──────── Data extract ────────
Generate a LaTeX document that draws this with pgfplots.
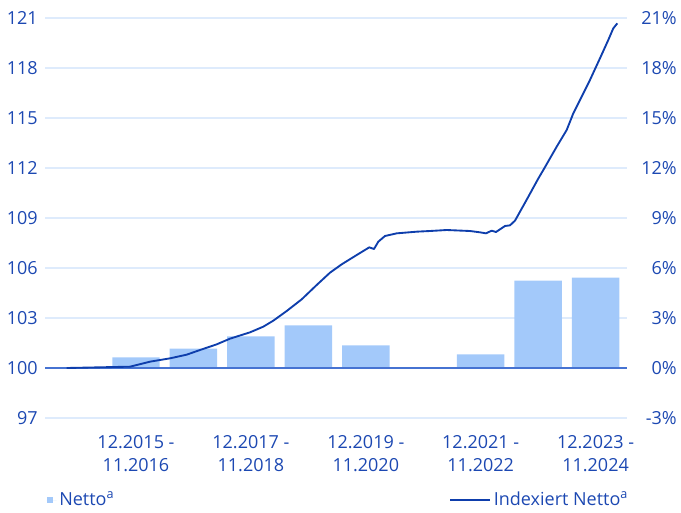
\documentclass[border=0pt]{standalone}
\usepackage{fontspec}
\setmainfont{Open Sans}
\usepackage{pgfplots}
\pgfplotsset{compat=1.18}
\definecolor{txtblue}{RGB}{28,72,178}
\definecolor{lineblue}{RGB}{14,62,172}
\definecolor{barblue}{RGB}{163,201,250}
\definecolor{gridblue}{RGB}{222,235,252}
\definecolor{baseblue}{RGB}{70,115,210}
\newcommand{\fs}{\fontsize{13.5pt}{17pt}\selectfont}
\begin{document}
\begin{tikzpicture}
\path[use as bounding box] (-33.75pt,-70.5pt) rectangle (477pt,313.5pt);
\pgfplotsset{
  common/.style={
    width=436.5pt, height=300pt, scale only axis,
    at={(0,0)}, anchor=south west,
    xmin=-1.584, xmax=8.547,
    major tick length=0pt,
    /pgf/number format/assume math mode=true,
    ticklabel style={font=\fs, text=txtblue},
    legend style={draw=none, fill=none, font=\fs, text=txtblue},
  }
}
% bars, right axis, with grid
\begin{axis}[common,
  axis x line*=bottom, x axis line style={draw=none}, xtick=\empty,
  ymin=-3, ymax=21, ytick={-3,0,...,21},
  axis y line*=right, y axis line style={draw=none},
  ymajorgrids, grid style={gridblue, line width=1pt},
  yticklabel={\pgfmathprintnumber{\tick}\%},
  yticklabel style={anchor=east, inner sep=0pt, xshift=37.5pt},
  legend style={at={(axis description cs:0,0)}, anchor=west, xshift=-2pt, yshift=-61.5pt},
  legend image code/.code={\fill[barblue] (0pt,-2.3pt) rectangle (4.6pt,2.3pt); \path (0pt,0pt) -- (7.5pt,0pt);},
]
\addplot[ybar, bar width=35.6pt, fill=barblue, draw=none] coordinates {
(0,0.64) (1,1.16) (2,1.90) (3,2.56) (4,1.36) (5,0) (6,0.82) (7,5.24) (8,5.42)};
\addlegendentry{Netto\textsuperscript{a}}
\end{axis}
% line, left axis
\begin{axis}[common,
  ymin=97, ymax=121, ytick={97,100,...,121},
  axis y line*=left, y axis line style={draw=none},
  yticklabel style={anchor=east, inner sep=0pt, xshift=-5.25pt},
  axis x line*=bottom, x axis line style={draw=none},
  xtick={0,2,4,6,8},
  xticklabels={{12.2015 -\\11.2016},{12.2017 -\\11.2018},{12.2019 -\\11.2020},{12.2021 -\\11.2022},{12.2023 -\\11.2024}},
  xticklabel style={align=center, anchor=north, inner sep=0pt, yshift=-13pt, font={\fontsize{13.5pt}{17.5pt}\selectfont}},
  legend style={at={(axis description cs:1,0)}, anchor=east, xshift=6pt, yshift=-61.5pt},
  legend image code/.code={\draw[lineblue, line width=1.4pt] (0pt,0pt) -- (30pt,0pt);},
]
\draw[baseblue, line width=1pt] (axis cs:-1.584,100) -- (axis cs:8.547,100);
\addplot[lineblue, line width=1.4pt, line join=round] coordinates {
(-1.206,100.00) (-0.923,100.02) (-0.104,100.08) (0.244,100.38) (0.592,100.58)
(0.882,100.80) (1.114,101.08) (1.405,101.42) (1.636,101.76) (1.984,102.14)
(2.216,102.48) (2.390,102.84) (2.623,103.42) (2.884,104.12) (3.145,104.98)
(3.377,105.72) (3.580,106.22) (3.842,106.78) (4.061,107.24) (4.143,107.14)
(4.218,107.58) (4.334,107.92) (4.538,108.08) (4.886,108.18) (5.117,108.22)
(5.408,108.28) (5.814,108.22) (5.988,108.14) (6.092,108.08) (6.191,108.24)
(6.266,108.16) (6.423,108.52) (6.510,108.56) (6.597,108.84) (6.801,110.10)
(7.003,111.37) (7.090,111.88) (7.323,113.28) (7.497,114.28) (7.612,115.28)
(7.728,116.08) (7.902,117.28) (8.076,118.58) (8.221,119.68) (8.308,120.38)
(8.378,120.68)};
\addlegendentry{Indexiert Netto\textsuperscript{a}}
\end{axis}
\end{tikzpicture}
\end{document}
────────
Write out the listing above exactly as it stands, pictures excluded.

Generate a LaTeX document that draws this with pgfplots.
\documentclass[border=0pt]{standalone}
\usepackage{fontspec}
\setmainfont{Open Sans}
\usepackage{pgfplots}
\pgfplotsset{compat=1.18}
\definecolor{txtblue}{RGB}{28,72,178}
\definecolor{lineblue}{RGB}{14,62,172}
\definecolor{barblue}{RGB}{163,201,250}
\definecolor{gridblue}{RGB}{222,235,252}
\definecolor{baseblue}{RGB}{70,115,210}
\newcommand{\fs}{\fontsize{13.5pt}{17pt}\selectfont}
\begin{document}
\begin{tikzpicture}
\path[use as bounding box] (-33.75pt,-70.5pt) rectangle (477pt,313.5pt);
\pgfplotsset{
  common/.style={
    width=436.5pt, height=300pt, scale only axis,
    at={(0,0)}, anchor=south west,
    xmin=-1.584, xmax=8.547,
    major tick length=0pt,
    /pgf/number format/assume math mode=true,
    ticklabel style={font=\fs, text=txtblue},
    legend style={draw=none, fill=none, font=\fs, text=txtblue},
  }
}
% bars, right axis, with grid
\begin{axis}[common,
  axis x line*=bottom, x axis line style={draw=none}, xtick=\empty,
  ymin=-3, ymax=21, ytick={-3,0,...,21},
  axis y line*=right, y axis line style={draw=none},
  ymajorgrids, grid style={gridblue, line width=1pt},
  yticklabel={\pgfmathprintnumber{\tick}\%},
  yticklabel style={anchor=east, inner sep=0pt, xshift=37.5pt},
  legend style={at={(axis description cs:0,0)}, anchor=west, xshift=-2pt, yshift=-61.5pt},
  legend image code/.code={\fill[barblue] (0pt,-2.3pt) rectangle (4.6pt,2.3pt); \path (0pt,0pt) -- (7.5pt,0pt);},
]
\addplot[ybar, bar width=35.6pt, fill=barblue, draw=none] coordinates {
(0,0.64) (1,1.16) (2,1.90) (3,2.56) (4,1.36) (5,0) (6,0.82) (7,5.24) (8,5.42)};
\addlegendentry{Netto\textsuperscript{a}}
\end{axis}
% line, left axis
\begin{axis}[common,
  ymin=97, ymax=121, ytick={97,100,...,121},
  axis y line*=left, y axis line style={draw=none},
  yticklabel style={anchor=east, inner sep=0pt, xshift=-5.25pt},
  axis x line*=bottom, x axis line style={draw=none},
  xtick={0,2,4,6,8},
  xticklabels={{12.2015 -\\11.2016},{12.2017 -\\11.2018},{12.2019 -\\11.2020},{12.2021 -\\11.2022},{12.2023 -\\11.2024}},
  xticklabel style={align=center, anchor=north, inner sep=0pt, yshift=-13pt, font={\fontsize{13.5pt}{17.5pt}\selectfont}},
  legend style={at={(axis description cs:1,0)}, anchor=east, xshift=6pt, yshift=-61.5pt},
  legend image code/.code={\draw[lineblue, line width=1.4pt] (0pt,0pt) -- (30pt,0pt);},
]
\draw[baseblue, line width=1pt] (axis cs:-1.584,100) -- (axis cs:8.547,100);
\addplot[lineblue, line width=1.4pt, line join=round] coordinates {
(-1.206,100.00) (-0.923,100.02) (-0.104,100.08) (0.244,100.38) (0.592,100.58)
(0.882,100.80) (1.114,101.08) (1.405,101.42) (1.636,101.76) (1.984,102.14)
(2.216,102.48) (2.390,102.84) (2.623,103.42) (2.884,104.12) (3.145,104.98)
(3.377,105.72) (3.580,106.22) (3.842,106.78) (4.061,107.24) (4.143,107.14)
(4.218,107.58) (4.334,107.92) (4.538,108.08) (4.886,108.18) (5.117,108.22)
(5.408,108.28) (5.814,108.22) (5.988,108.14) (6.092,108.08) (6.191,108.24)
(6.266,108.16) (6.423,108.52) (6.510,108.56) (6.597,108.84) (6.801,110.10)
(7.003,111.37) (7.090,111.88) (7.323,113.28) (7.497,114.28) (7.612,115.28)
(7.728,116.08) (7.902,117.28) (8.076,118.58) (8.221,119.68) (8.308,120.38)
(8.378,120.68)};
\addlegendentry{Indexiert Netto\textsuperscript{a}}
\end{axis}
\end{tikzpicture}
\end{document}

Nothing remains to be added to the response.